** start EXTRACTED DATA **

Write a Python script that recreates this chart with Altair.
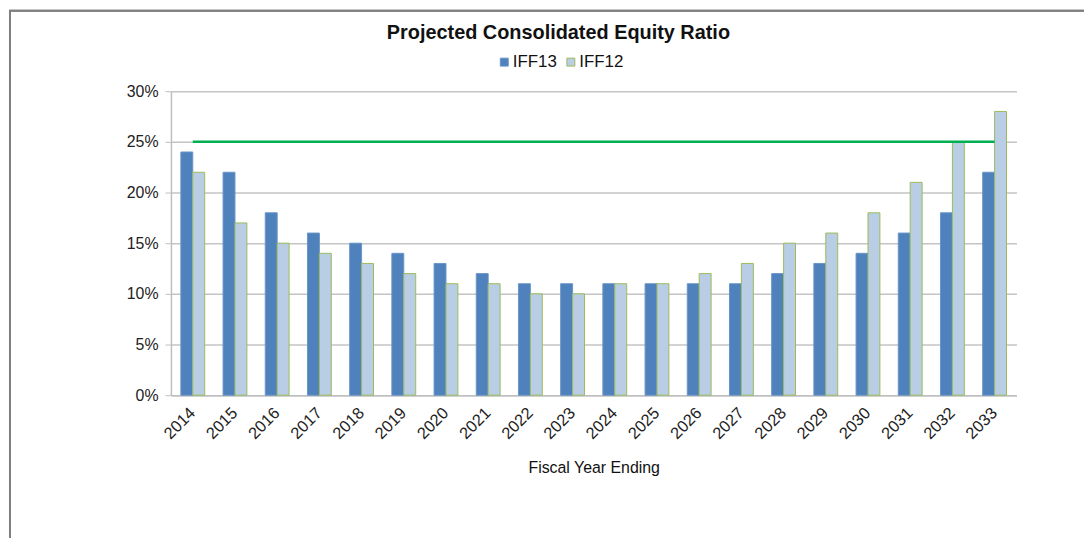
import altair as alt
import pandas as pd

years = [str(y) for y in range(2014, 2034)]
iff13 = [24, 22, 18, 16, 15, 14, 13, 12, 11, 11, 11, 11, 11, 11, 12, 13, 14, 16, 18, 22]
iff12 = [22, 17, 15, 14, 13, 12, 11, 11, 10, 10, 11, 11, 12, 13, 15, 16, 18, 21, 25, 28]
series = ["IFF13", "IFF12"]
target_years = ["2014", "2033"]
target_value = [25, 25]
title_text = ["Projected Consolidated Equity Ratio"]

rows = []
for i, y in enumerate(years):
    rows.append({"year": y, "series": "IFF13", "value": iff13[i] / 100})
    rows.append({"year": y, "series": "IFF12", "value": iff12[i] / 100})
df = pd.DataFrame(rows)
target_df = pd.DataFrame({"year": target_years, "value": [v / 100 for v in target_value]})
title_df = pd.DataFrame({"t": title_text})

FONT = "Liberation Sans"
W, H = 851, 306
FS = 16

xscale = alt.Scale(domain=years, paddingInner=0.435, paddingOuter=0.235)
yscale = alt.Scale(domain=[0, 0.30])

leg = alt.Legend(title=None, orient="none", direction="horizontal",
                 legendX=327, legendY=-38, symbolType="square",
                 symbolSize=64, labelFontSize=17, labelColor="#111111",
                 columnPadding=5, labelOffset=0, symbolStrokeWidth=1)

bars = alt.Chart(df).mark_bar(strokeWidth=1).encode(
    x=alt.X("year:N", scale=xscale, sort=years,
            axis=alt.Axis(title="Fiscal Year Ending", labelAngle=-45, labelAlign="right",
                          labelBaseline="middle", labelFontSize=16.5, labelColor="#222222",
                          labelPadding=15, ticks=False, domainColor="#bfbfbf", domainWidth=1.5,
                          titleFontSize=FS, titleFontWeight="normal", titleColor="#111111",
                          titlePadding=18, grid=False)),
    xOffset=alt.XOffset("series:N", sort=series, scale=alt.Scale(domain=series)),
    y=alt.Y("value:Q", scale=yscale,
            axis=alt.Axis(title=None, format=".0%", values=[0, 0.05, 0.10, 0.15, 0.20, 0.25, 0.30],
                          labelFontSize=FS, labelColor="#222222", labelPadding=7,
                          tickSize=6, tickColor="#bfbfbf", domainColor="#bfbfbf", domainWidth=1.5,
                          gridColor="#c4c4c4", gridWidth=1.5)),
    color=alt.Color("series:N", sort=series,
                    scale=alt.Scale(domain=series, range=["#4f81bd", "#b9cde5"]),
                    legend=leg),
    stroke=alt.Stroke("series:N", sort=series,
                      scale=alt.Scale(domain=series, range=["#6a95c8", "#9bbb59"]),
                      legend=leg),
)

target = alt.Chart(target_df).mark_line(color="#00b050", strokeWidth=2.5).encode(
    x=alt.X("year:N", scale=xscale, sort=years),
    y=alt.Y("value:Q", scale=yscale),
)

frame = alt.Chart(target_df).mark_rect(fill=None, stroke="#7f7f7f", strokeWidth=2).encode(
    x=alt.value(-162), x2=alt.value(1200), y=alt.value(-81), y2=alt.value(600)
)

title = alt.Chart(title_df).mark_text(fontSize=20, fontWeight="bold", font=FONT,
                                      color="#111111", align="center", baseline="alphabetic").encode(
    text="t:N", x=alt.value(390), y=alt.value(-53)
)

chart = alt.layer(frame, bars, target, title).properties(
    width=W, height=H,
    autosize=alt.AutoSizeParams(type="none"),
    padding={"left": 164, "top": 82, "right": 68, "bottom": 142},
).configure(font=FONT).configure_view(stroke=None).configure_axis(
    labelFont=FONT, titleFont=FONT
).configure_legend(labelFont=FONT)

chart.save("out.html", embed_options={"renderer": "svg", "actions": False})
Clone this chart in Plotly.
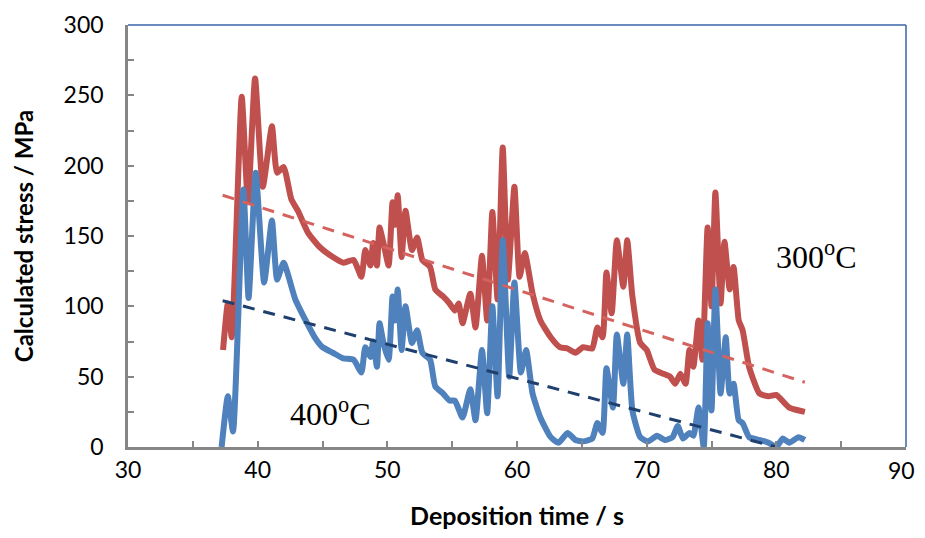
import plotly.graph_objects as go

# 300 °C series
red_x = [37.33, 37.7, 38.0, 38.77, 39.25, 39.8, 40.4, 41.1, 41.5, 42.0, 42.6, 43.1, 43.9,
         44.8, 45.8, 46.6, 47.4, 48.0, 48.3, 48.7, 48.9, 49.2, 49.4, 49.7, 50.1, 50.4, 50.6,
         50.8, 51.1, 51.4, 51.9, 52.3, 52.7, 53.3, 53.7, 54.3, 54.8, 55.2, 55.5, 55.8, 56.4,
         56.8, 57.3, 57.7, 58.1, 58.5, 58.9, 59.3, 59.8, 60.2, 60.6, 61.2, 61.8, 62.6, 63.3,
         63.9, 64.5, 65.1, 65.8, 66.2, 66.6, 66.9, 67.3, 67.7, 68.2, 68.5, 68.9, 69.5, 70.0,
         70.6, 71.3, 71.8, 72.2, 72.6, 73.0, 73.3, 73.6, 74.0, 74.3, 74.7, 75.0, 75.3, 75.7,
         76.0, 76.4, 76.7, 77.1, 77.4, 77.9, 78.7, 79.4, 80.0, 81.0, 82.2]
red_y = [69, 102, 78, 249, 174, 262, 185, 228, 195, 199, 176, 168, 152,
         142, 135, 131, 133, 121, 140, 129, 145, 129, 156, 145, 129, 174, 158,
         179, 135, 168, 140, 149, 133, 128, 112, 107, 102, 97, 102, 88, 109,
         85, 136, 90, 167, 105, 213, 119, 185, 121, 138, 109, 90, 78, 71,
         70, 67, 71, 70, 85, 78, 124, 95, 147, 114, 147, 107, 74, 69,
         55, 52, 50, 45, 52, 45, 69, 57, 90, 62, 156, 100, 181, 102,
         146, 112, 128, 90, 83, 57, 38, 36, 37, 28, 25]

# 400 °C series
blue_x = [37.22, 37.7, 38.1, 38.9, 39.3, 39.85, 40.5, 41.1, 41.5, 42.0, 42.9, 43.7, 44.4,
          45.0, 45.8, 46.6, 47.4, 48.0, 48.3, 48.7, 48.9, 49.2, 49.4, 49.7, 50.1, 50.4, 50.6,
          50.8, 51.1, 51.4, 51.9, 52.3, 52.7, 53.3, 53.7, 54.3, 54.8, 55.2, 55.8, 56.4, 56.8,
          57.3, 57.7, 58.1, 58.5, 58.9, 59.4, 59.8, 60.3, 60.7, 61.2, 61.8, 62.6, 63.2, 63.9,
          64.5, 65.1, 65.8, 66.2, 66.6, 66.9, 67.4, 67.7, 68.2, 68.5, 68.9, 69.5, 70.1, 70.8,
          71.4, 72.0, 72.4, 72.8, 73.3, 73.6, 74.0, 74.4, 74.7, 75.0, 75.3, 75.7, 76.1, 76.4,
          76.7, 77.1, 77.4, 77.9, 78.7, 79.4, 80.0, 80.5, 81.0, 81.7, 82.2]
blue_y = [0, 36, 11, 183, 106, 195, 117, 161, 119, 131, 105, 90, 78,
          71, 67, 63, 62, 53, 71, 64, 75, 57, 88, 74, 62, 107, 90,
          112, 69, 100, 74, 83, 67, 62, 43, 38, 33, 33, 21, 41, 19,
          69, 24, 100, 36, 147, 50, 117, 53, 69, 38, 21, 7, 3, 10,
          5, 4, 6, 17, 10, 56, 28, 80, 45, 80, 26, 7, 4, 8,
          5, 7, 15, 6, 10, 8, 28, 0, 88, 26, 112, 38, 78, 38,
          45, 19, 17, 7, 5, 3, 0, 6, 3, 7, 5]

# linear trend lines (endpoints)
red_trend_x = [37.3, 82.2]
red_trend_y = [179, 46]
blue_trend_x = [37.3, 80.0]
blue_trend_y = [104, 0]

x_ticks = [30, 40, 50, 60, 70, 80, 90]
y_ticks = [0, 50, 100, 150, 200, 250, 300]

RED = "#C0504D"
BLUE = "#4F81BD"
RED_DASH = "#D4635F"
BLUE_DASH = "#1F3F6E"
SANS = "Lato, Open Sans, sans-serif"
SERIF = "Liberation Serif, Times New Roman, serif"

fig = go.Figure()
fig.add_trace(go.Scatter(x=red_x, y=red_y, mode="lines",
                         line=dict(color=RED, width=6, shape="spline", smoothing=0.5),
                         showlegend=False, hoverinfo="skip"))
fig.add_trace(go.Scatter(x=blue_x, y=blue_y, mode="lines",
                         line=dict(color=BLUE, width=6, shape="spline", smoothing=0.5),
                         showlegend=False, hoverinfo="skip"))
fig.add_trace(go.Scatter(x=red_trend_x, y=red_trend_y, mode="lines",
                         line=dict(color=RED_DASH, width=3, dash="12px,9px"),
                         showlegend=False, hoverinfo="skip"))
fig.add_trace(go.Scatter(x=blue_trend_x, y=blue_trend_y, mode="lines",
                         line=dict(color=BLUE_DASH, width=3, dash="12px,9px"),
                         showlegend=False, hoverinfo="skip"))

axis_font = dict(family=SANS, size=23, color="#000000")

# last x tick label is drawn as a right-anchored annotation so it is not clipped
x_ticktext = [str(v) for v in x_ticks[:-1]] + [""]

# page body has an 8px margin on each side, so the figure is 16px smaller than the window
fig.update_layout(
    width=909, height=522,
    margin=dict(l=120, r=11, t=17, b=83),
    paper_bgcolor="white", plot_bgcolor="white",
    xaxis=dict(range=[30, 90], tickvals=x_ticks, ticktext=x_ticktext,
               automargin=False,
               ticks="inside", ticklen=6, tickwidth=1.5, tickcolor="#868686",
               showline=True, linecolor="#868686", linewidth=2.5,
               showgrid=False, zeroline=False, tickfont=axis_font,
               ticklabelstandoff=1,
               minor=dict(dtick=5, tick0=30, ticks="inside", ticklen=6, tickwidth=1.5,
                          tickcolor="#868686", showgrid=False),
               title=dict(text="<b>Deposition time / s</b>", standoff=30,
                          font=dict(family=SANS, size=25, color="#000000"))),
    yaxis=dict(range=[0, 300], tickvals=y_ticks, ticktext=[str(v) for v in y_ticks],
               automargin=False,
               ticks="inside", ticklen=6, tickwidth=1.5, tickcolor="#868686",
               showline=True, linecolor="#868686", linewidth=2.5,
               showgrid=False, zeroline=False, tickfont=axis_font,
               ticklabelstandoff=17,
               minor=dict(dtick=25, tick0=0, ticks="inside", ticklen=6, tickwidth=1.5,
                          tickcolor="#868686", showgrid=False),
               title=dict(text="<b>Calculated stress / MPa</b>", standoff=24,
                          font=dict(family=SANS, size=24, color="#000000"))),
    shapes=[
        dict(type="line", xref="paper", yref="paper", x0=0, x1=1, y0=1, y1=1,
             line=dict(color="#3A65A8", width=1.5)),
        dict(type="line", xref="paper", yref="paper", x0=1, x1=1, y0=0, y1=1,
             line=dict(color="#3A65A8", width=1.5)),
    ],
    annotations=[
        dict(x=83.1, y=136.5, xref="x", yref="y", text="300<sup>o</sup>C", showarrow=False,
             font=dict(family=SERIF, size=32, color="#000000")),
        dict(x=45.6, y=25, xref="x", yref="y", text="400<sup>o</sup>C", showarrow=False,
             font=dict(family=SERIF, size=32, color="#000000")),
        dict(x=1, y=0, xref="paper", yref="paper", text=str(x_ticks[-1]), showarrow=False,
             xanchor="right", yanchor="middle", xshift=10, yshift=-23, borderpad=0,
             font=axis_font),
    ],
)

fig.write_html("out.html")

** end EXTRACTED DATA **

- AIM OF THE TASK: Restate only the lines running from the start of the material above through the line containing "import pandas as pd", ends included. No pictures.

- THE RESULT:
Write a Python script that recreates this chart with Altair.
import altair as alt
import pandas as pd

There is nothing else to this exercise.